La esperanza es una virtud teologal, que nos hace esperar del Señor lo que aún no vemos. Si ponemos en Él nuestra esperanza, el Padre puede transformar nuestros corazones. Así nos dice en el Mensaje a la Madre Eugenia:
“Recordad, oh hombres, que Yo quiero ser la esperanza de la humanidad. ¿No lo soy ya? Si Yo no sería la esperanza de la humanidad, el hombre estaría perdido. Pero es necesario que sea conocido como tal, para que la paz, la confianza y el amor entren en el corazón de los hombres y surja así una relación con su Padre del Cielo y de la Tierra.”

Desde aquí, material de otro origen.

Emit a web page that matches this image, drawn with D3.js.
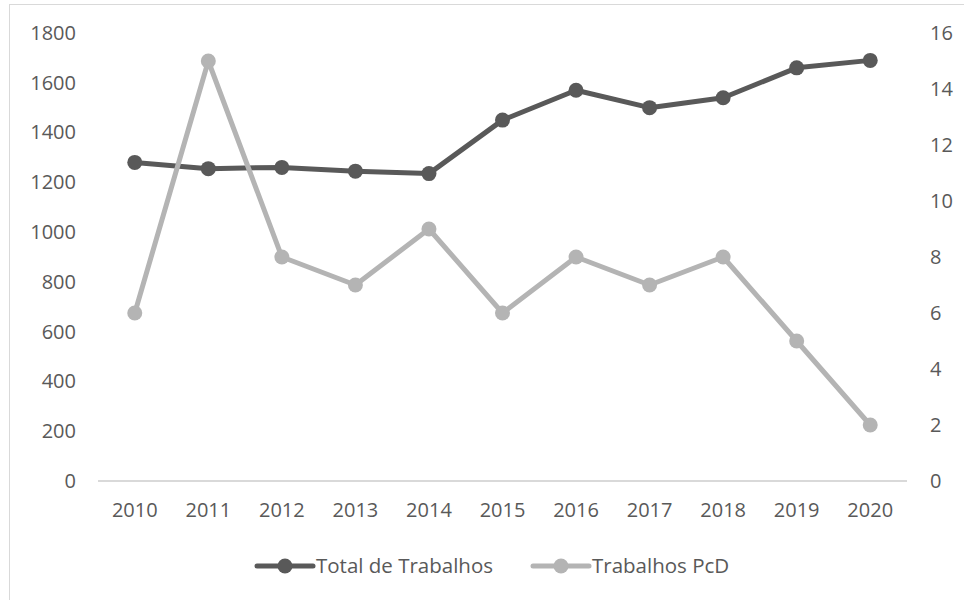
<!DOCTYPE html>
<html lang="pt">
<head>
  <meta charset="UTF-8">
  <title>Trabalhos</title>
  <script src="https://d3js.org/d3.v7.min.js"></script>
  <style>
    body { margin: 0; background: #fff; }
    svg text { font-family: "Open Sans", "Liberation Sans", sans-serif; fill: #595959; }
  </style>
</head>
<body>
  <div id="chart"></div>
  <script>
    // data
    var years = ["2010", "2011", "2012", "2013", "2014", "2015", "2016", "2017", "2018", "2019", "2020"];
    var totalTrabalhos = [1280, 1255, 1260, 1245, 1235, 1450, 1570, 1500, 1540, 1660, 1690];
    var trabalhosPcD = [6, 15, 8, 7, 9, 6, 8, 7, 8, 5, 2];
    var leftTicks = [0, 200, 400, 600, 800, 1000, 1200, 1400, 1600, 1800];
    var rightTicks = [0, 2, 4, 6, 8, 10, 12, 14, 16];
    var seriesNames = ["Total de Trabalhos", "Trabalhos PcD"];
    var colors = ["#595959", "#b4b4b4"];

    var W = 964, H = 600;
    var svg = d3.select("#chart").append("svg")
      .attr("width", W).attr("height", H);

    // outer border
    svg.append("rect")
      .attr("x", 9.5).attr("y", 4.5)
      .attr("width", 1000).attr("height", 700)
      .attr("fill", "none").attr("stroke", "#d9d9d9");

    var plot = {left: 98, right: 907, top: 33, bottom: 481};

    var x = d3.scaleBand().domain(years).range([plot.left, plot.right]);
    var yL = d3.scaleLinear().domain([0, 1800]).range([plot.bottom, plot.top]);
    var yR = d3.scaleLinear().domain([0, 16]).range([plot.bottom, plot.top]);
    var cx = function(d, i) { return x(years[i]) + x.bandwidth() / 2; };

    // left axis
    var axL = svg.append("g")
      .attr("transform", "translate(" + (plot.left - 22) + ",0)")
      .call(d3.axisLeft(yL).tickValues(leftTicks).tickFormat(d3.format("d")).tickSize(0).tickPadding(0));
    axL.select(".domain").remove();

    // right axis
    var axR = svg.append("g")
      .attr("transform", "translate(" + (plot.right + 23) + ",0)")
      .call(d3.axisRight(yR).tickValues(rightTicks).tickFormat(d3.format("d")).tickSize(0).tickPadding(0));
    axR.select(".domain").remove();

    // bottom axis
    var axB = svg.append("g")
      .attr("transform", "translate(0," + plot.bottom + ")")
      .call(d3.axisBottom(x).tickSize(0).tickPadding(22));
    axB.select(".domain").attr("stroke", "#d9d9d9").attr("stroke-width", 2)
      .attr("d", "M" + plot.left + ",0H" + plot.right);

    svg.selectAll(".tick text")
      .attr("font-size", 20).attr("fill", "#595959")
      .style("font-family", "'Open Sans', 'Liberation Sans', sans-serif");

    function drawSeries(values, scale, color) {
      var line = d3.line()
        .x(function(d, i) { return cx(d, i); })
        .y(function(d) { return scale(d); });
      svg.append("path")
        .datum(values)
        .attr("d", line)
        .attr("fill", "none")
        .attr("stroke", color)
        .attr("stroke-width", 5)
        .attr("stroke-linejoin", "round");
      svg.append("g").selectAll("circle")
        .data(values).enter().append("circle")
        .attr("cx", function(d, i) { return cx(d, i); })
        .attr("cy", function(d) { return scale(d); })
        .attr("r", 7.5)
        .attr("fill", color);
    }

    drawSeries(totalTrabalhos, yL, colors[0]);
    drawSeries(trabalhosPcD, yR, colors[1]);

    // legend
    var legendX = [257, 533];
    var legendY = 566;
    seriesNames.forEach(function(name, i) {
      var g = svg.append("g").attr("transform", "translate(" + legendX[i] + "," + legendY + ")");
      g.append("line").attr("x1", 0).attr("x2", 56).attr("y1", 0).attr("y2", 0)
        .attr("stroke", colors[i]).attr("stroke-width", 5).attr("stroke-linecap", "round");
      g.append("circle").attr("cx", 28).attr("cy", 0).attr("r", 7.5).attr("fill", colors[i]);
      g.append("text").attr("x", 59).attr("y", 0).attr("dy", "0.35em")
        .attr("font-size", 20.5).text(name);
    });
  </script>
</body>
</html>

Poner nuestra esperanza en el Señor significa no dejarnos engullir por las frecuentes incertidumbres y circunstancias difíciles que pretenden desanimarnos. La esperanza es siempre una luz que nos libera de nuestras angustias y nos dispone para descubrir los caminos de Dios. Aunque no se los reconozca inmediatamente, nuestro corazón no se desanima ni se desespera. Puesto que la esperanza es una luz divina, penetra en nosotros y nos trae la verdadera paz. A través de la confianza esta luz resplandece, y así el corazón se abre al amor que Dios nos ofrece en cada situación de la vida.

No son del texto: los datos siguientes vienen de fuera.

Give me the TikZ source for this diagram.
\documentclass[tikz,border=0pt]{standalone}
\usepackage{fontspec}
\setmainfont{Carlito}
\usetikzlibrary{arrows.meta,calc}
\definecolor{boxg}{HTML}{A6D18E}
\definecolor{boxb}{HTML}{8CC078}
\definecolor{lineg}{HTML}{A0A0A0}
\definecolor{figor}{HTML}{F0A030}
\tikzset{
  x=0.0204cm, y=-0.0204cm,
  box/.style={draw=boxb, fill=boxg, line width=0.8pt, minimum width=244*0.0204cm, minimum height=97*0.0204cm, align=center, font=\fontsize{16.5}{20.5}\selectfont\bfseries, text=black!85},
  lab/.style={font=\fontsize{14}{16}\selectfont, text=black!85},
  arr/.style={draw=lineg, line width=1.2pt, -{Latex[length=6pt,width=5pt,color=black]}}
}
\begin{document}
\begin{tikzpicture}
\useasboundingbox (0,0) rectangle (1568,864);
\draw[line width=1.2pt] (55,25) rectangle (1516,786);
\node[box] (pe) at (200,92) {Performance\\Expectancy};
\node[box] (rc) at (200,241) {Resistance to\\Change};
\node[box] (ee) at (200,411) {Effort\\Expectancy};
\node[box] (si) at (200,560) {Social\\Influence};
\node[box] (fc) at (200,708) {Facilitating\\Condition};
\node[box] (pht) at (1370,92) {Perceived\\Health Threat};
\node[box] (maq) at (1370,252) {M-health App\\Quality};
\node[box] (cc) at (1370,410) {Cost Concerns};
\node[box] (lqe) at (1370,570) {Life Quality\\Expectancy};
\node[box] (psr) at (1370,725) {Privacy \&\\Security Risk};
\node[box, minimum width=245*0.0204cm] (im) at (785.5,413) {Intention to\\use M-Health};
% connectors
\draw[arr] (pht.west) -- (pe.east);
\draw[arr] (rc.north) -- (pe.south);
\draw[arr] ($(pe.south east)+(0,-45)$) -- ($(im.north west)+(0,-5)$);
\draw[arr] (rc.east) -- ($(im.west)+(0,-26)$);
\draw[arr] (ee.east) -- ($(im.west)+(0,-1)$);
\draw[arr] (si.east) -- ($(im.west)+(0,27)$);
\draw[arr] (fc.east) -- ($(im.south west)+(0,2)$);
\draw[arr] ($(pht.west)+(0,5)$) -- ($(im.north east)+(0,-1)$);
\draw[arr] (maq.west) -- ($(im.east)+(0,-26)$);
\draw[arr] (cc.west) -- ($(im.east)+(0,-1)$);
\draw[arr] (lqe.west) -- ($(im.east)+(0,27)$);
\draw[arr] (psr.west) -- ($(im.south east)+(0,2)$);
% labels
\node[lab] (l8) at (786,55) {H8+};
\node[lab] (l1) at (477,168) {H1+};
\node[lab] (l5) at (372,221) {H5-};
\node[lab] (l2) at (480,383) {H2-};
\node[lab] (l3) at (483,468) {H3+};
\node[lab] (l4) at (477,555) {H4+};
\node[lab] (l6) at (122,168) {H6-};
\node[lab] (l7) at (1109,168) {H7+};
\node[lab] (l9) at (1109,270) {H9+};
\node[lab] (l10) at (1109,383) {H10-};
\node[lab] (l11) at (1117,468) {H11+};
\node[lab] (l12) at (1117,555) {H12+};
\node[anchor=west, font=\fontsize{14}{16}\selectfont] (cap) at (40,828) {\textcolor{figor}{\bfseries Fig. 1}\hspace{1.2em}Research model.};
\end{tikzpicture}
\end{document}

Poner nuestra esperanza en Dios nos preserva de depositarla de forma equivocada en las personas y, por tanto, nos evita las decepciones que una y otra vez se tiene que sufrir a consecuencia de ello. Si estas experiencias negativas, entendiéndolas correctamente, pueden en cierto modo ayudarnos a buscar el verdadero objeto de nuestra esperanza, se convierten en una buena lección. Pero si esto no sucede, el alma se oscurece cada vez más.
Si levantamos la mirada y ponemos nuestra esperanza en el Padre, tendremos una llave que siempre puede abrir la puerta del Corazón de Dios.